## DIRECTION
Drop every picture, then transcribe the remaining data exactly.
-*-
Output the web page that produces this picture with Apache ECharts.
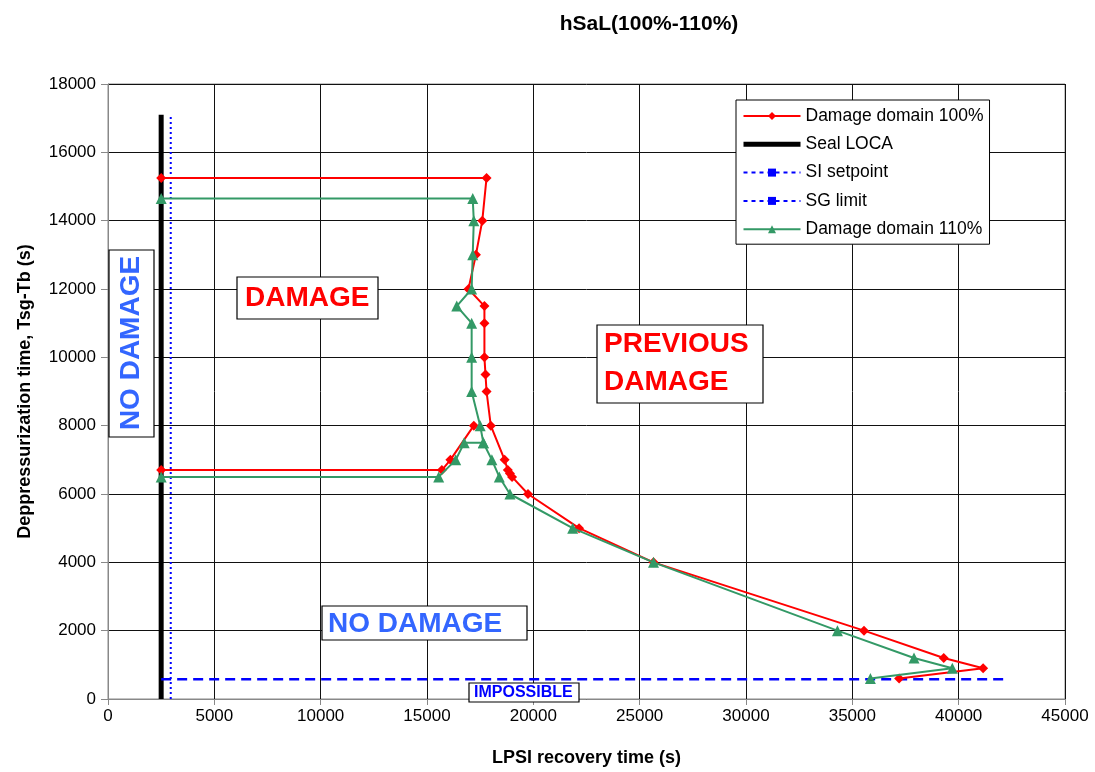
<!DOCTYPE html>
<html>
<head>
<meta charset="utf-8">
<script src="https://cdn.jsdelivr.net/npm/echarts@6/dist/echarts.min.js"></script>
<style>
html,body{margin:0;padding:0;background:#fff;}
#c{width:1095px;height:772px;}
</style>
</head>
<body>
<div id="c"></div>
<script>
// ---- DATA ----
const TITLE = 'hSaL(100%-110%)';
const X_NAME = 'LPSI recovery time (s)';
const Y_NAME = 'Deppressurization time, Tsg-Tb (s)';
const SERIES_NAMES = ['Damage domain 100%', 'Seal LOCA', 'SI setpoint', 'SG limit', 'Damage domain 110%'];

// Damage domain 100% : main branch (top -> tail)
const dmg100Main = [
  [2500,15250],[17800,15250],[17600,14000],[17300,13000],[16950,12000],[17700,11500],
  [17700,11000],[17700,10000],[17750,9500],[17800,9000],[18000,8000],[18650,7000],
  [18800,6700],[18900,6600],[19000,6500],[19750,6000],[22150,5000],[25650,4000],
  [35550,2000],[39300,1200],[41150,900],[37200,600]
];
// Damage domain 100% : lower-left branch
const dmg100Low = [[2500,6700],[15700,6700],[16100,7000],[17200,8000]];

// Damage domain 110% : main branch
const dmg110Main = [
  [2500,14650],[17150,14650],[17200,14000],[17150,13000],[17100,12000],[16400,11500],
  [17100,11000],[17100,10000],[17100,9000],[17500,8000],[17650,7500],[18050,7000],
  [18400,6500],[18900,6000],[21850,5000],[25650,4000],[34300,2000],[37900,1200],
  [39700,900],[35850,600]
];
// Damage domain 110% : lower-left branch
const dmg110Low = [[2500,6500],[15550,6500],[16350,7000],[16750,7500],[17650,7500]];

const sealLoca = [[2500,0],[2500,17100]];
const siSetpoint = [[2950,0],[2950,17100]];
const sgLimit = [[2500,580],[42300,580]];

const X_TICKS = {min:0, max:45000, interval:5000};
const Y_TICKS = {min:0, max:18000, interval:2000};

// ---- CHART ----
const chart = echarts.init(document.getElementById('c'), null, {renderer:'canvas'});
const FONT = 'Liberation Sans, Arial, sans-serif';
const RED = '#ff0000', GREEN = '#339966', BLUE = '#0000ff', LBLUE = '#3366ff';

function box(x, y, w, h) {
  return {type:'rect', shape:{x:x, y:y, width:w, height:h}, style:{fill:'#fff', stroke:'#000', lineWidth:1.2}, z:50};
}
function txt(x, y, text, color, size, extra) {
  return Object.assign({type:'text', x:x, y:y, z:51,
    style:{text:text, fill:color, font:'bold ' + size + 'px ' + FONT, textAlign:'left', textVerticalAlign:'middle'}}, extra || {});
}

const option = {
  backgroundColor:'#fff',
  animation:false,
  title:{text:TITLE, left:644, top:9, textAlign:'center',
    textStyle:{fontFamily:FONT, fontWeight:'bold', fontSize:21, color:'#000'}},
  grid:{left:108, right:30, top:84, bottom:71, show:true, borderColor:'#888', borderWidth:1, backgroundColor:'#fff'},
  xAxis:{type:'value', min:X_TICKS.min, max:X_TICKS.max, interval:X_TICKS.interval,
    name:X_NAME, nameLocation:'middle', nameGap:50,
    nameTextStyle:{fontFamily:FONT, fontWeight:'bold', fontSize:18, color:'#000'},
    axisLine:{show:true, onZero:false, lineStyle:{color:'#888', width:1}},
    axisTick:{show:true, inside:false, length:6, lineStyle:{color:'#888'}},
    axisLabel:{fontFamily:FONT, fontSize:17, color:'#000', margin:9, formatter:v => String(v)},
    splitLine:{show:true, lineStyle:{color:'#111', width:1}}},
  yAxis:{type:'value', min:Y_TICKS.min, max:Y_TICKS.max, interval:Y_TICKS.interval,
    name:Y_NAME, nameLocation:'middle', nameGap:74,
    nameTextStyle:{fontFamily:FONT, fontWeight:'bold', fontSize:18, color:'#000'},
    axisLine:{show:true, onZero:false, lineStyle:{color:'#888', width:1}},
    axisTick:{show:true, inside:false, length:7, lineStyle:{color:'#888'}},
    axisLabel:{fontFamily:FONT, fontSize:17, color:'#000', margin:12, formatter:v => String(v)},
    splitLine:{show:true, lineStyle:{color:'#111', width:1}}},
  legend:{
    data:[
      {name:SERIES_NAMES[0]},
      {name:SERIES_NAMES[1], itemStyle:{color:'rgba(0,0,0,0)', borderWidth:0}, lineStyle:{width:5}},
      {name:SERIES_NAMES[2], lineStyle:{type:[4,4], width:2}},
      {name:SERIES_NAMES[3], lineStyle:{type:[4,4], width:2}},
      {name:SERIES_NAMES[4]}
    ],
    orient:'vertical', left:736, top:100,
    backgroundColor:'#fff', borderColor:'#000', borderWidth:1,
    padding:[7,6,6,5], itemGap:10.3, itemWidth:57, itemHeight:10,
    textStyle:{fontFamily:FONT, fontSize:17.5, color:'#000'}
  },
  series:[
    {name:SERIES_NAMES[1], type:'line', data:sealLoca, symbol:'rect', showSymbol:false, z:2,
      lineStyle:{color:'#000', width:5}, itemStyle:{color:'#000'}},
    {name:SERIES_NAMES[2], type:'line', data:siSetpoint, symbol:'rect', showSymbol:false, z:2,
      lineStyle:{color:BLUE, width:2, type:[2,3]}, itemStyle:{color:BLUE}},
    {name:SERIES_NAMES[3], type:'line', data:sgLimit, symbol:'rect', showSymbol:false, z:2,
      lineStyle:{color:BLUE, width:2.5, type:[10,6]}, itemStyle:{color:BLUE}},
    {name:SERIES_NAMES[0], type:'line', data:dmg100Main, symbol:'diamond', symbolSize:10, z:3,
      lineStyle:{color:RED, width:2}, itemStyle:{color:RED}},
    {name:SERIES_NAMES[0], type:'line', data:dmg100Low, symbol:'diamond', symbolSize:10, z:3,
      lineStyle:{color:RED, width:2}, itemStyle:{color:RED}},
    {name:SERIES_NAMES[4], type:'line', data:dmg110Main, symbol:'triangle', symbolSize:11, z:4,
      lineStyle:{color:GREEN, width:2}, itemStyle:{color:GREEN}},
    {name:SERIES_NAMES[4], type:'line', data:dmg110Low, symbol:'triangle', symbolSize:11, z:4,
      lineStyle:{color:GREEN, width:2}, itemStyle:{color:GREEN}}
  ],
  graphic:[
    box(237,277,141,42), txt(245,298,'DAMAGE',RED,28),
    box(597,325,166,78), txt(604,344,'PREVIOUS',RED,28), txt(604,382,'DAMAGE',RED,28),
    box(322,606,205,34), txt(328,624,'NO DAMAGE',LBLUE,28),
    box(469,683,110,19), txt(474,693,'IMPOSSIBLE',BLUE,16),
    box(109,250,45,187),
    {type:'text', x:131, y:343, rotation:Math.PI/2, z:51,
      style:{text:'NO DAMAGE', fill:LBLUE, font:'bold 28px ' + FONT, textAlign:'center', textVerticalAlign:'middle'}}
  ]
};
chart.setOption(option);
</script>
</body>
</html>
-*-
## THE COMPLETED TASK
Output the web page that produces this picture with Apache ECharts.
<!DOCTYPE html>
<html>
<head>
<meta charset="utf-8">
<script src="https://cdn.jsdelivr.net/npm/echarts@6/dist/echarts.min.js"></script>
<style>
html,body{margin:0;padding:0;background:#fff;}
#c{width:1095px;height:772px;}
</style>
</head>
<body>
<div id="c"></div>
<script>
// ---- DATA ----
const TITLE = 'hSaL(100%-110%)';
const X_NAME = 'LPSI recovery time (s)';
const Y_NAME = 'Deppressurization time, Tsg-Tb (s)';
const SERIES_NAMES = ['Damage domain 100%', 'Seal LOCA', 'SI setpoint', 'SG limit', 'Damage domain 110%'];

// Damage domain 100% : main branch (top -> tail)
const dmg100Main = [
  [2500,15250],[17800,15250],[17600,14000],[17300,13000],[16950,12000],[17700,11500],
  [17700,11000],[17700,10000],[17750,9500],[17800,9000],[18000,8000],[18650,7000],
  [18800,6700],[18900,6600],[19000,6500],[19750,6000],[22150,5000],[25650,4000],
  [35550,2000],[39300,1200],[41150,900],[37200,600]
];
// Damage domain 100% : lower-left branch
const dmg100Low = [[2500,6700],[15700,6700],[16100,7000],[17200,8000]];

// Damage domain 110% : main branch
const dmg110Main = [
  [2500,14650],[17150,14650],[17200,14000],[17150,13000],[17100,12000],[16400,11500],
  [17100,11000],[17100,10000],[17100,9000],[17500,8000],[17650,7500],[18050,7000],
  [18400,6500],[18900,6000],[21850,5000],[25650,4000],[34300,2000],[37900,1200],
  [39700,900],[35850,600]
];
// Damage domain 110% : lower-left branch
const dmg110Low = [[2500,6500],[15550,6500],[16350,7000],[16750,7500],[17650,7500]];

const sealLoca = [[2500,0],[2500,17100]];
const siSetpoint = [[2950,0],[2950,17100]];
const sgLimit = [[2500,580],[42300,580]];

const X_TICKS = {min:0, max:45000, interval:5000};
const Y_TICKS = {min:0, max:18000, interval:2000};

// ---- CHART ----
const chart = echarts.init(document.getElementById('c'), null, {renderer:'canvas'});
const FONT = 'Liberation Sans, Arial, sans-serif';
const RED = '#ff0000', GREEN = '#339966', BLUE = '#0000ff', LBLUE = '#3366ff';

function box(x, y, w, h) {
  return {type:'rect', shape:{x:x, y:y, width:w, height:h}, style:{fill:'#fff', stroke:'#000', lineWidth:1.2}, z:50};
}
function txt(x, y, text, color, size, extra) {
  return Object.assign({type:'text', x:x, y:y, z:51,
    style:{text:text, fill:color, font:'bold ' + size + 'px ' + FONT, textAlign:'left', textVerticalAlign:'middle'}}, extra || {});
}

const option = {
  backgroundColor:'#fff',
  animation:false,
  title:{text:TITLE, left:644, top:9, textAlign:'center',
    textStyle:{fontFamily:FONT, fontWeight:'bold', fontSize:21, color:'#000'}},
  grid:{left:108, right:30, top:84, bottom:71, show:true, borderColor:'#888', borderWidth:1, backgroundColor:'#fff'},
  xAxis:{type:'value', min:X_TICKS.min, max:X_TICKS.max, interval:X_TICKS.interval,
    name:X_NAME, nameLocation:'middle', nameGap:50,
    nameTextStyle:{fontFamily:FONT, fontWeight:'bold', fontSize:18, color:'#000'},
    axisLine:{show:true, onZero:false, lineStyle:{color:'#888', width:1}},
    axisTick:{show:true, inside:false, length:6, lineStyle:{color:'#888'}},
    axisLabel:{fontFamily:FONT, fontSize:17, color:'#000', margin:9, formatter:v => String(v)},
    splitLine:{show:true, lineStyle:{color:'#111', width:1}}},
  yAxis:{type:'value', min:Y_TICKS.min, max:Y_TICKS.max, interval:Y_TICKS.interval,
    name:Y_NAME, nameLocation:'middle', nameGap:74,
    nameTextStyle:{fontFamily:FONT, fontWeight:'bold', fontSize:18, color:'#000'},
    axisLine:{show:true, onZero:false, lineStyle:{color:'#888', width:1}},
    axisTick:{show:true, inside:false, length:7, lineStyle:{color:'#888'}},
    axisLabel:{fontFamily:FONT, fontSize:17, color:'#000', margin:12, formatter:v => String(v)},
    splitLine:{show:true, lineStyle:{color:'#111', width:1}}},
  legend:{
    data:[
      {name:SERIES_NAMES[0]},
      {name:SERIES_NAMES[1], itemStyle:{color:'rgba(0,0,0,0)', borderWidth:0}, lineStyle:{width:5}},
      {name:SERIES_NAMES[2], lineStyle:{type:[4,4], width:2}},
      {name:SERIES_NAMES[3], lineStyle:{type:[4,4], width:2}},
      {name:SERIES_NAMES[4]}
    ],
    orient:'vertical', left:736, top:100,
    backgroundColor:'#fff', borderColor:'#000', borderWidth:1,
    padding:[7,6,6,5], itemGap:10.3, itemWidth:57, itemHeight:10,
    textStyle:{fontFamily:FONT, fontSize:17.5, color:'#000'}
  },
  series:[
    {name:SERIES_NAMES[1], type:'line', data:sealLoca, symbol:'rect', showSymbol:false, z:2,
      lineStyle:{color:'#000', width:5}, itemStyle:{color:'#000'}},
    {name:SERIES_NAMES[2], type:'line', data:siSetpoint, symbol:'rect', showSymbol:false, z:2,
      lineStyle:{color:BLUE, width:2, type:[2,3]}, itemStyle:{color:BLUE}},
    {name:SERIES_NAMES[3], type:'line', data:sgLimit, symbol:'rect', showSymbol:false, z:2,
      lineStyle:{color:BLUE, width:2.5, type:[10,6]}, itemStyle:{color:BLUE}},
    {name:SERIES_NAMES[0], type:'line', data:dmg100Main, symbol:'diamond', symbolSize:10, z:3,
      lineStyle:{color:RED, width:2}, itemStyle:{color:RED}},
    {name:SERIES_NAMES[0], type:'line', data:dmg100Low, symbol:'diamond', symbolSize:10, z:3,
      lineStyle:{color:RED, width:2}, itemStyle:{color:RED}},
    {name:SERIES_NAMES[4], type:'line', data:dmg110Main, symbol:'triangle', symbolSize:11, z:4,
      lineStyle:{color:GREEN, width:2}, itemStyle:{color:GREEN}},
    {name:SERIES_NAMES[4], type:'line', data:dmg110Low, symbol:'triangle', symbolSize:11, z:4,
      lineStyle:{color:GREEN, width:2}, itemStyle:{color:GREEN}}
  ],
  graphic:[
    box(237,277,141,42), txt(245,298,'DAMAGE',RED,28),
    box(597,325,166,78), txt(604,344,'PREVIOUS',RED,28), txt(604,382,'DAMAGE',RED,28),
    box(322,606,205,34), txt(328,624,'NO DAMAGE',LBLUE,28),
    box(469,683,110,19), txt(474,693,'IMPOSSIBLE',BLUE,16),
    box(109,250,45,187),
    {type:'text', x:131, y:343, rotation:Math.PI/2, z:51,
      style:{text:'NO DAMAGE', fill:LBLUE, font:'bold 28px ' + FONT, textAlign:'center', textVerticalAlign:'middle'}}
  ]
};
chart.setOption(option);
</script>
</body>
</html>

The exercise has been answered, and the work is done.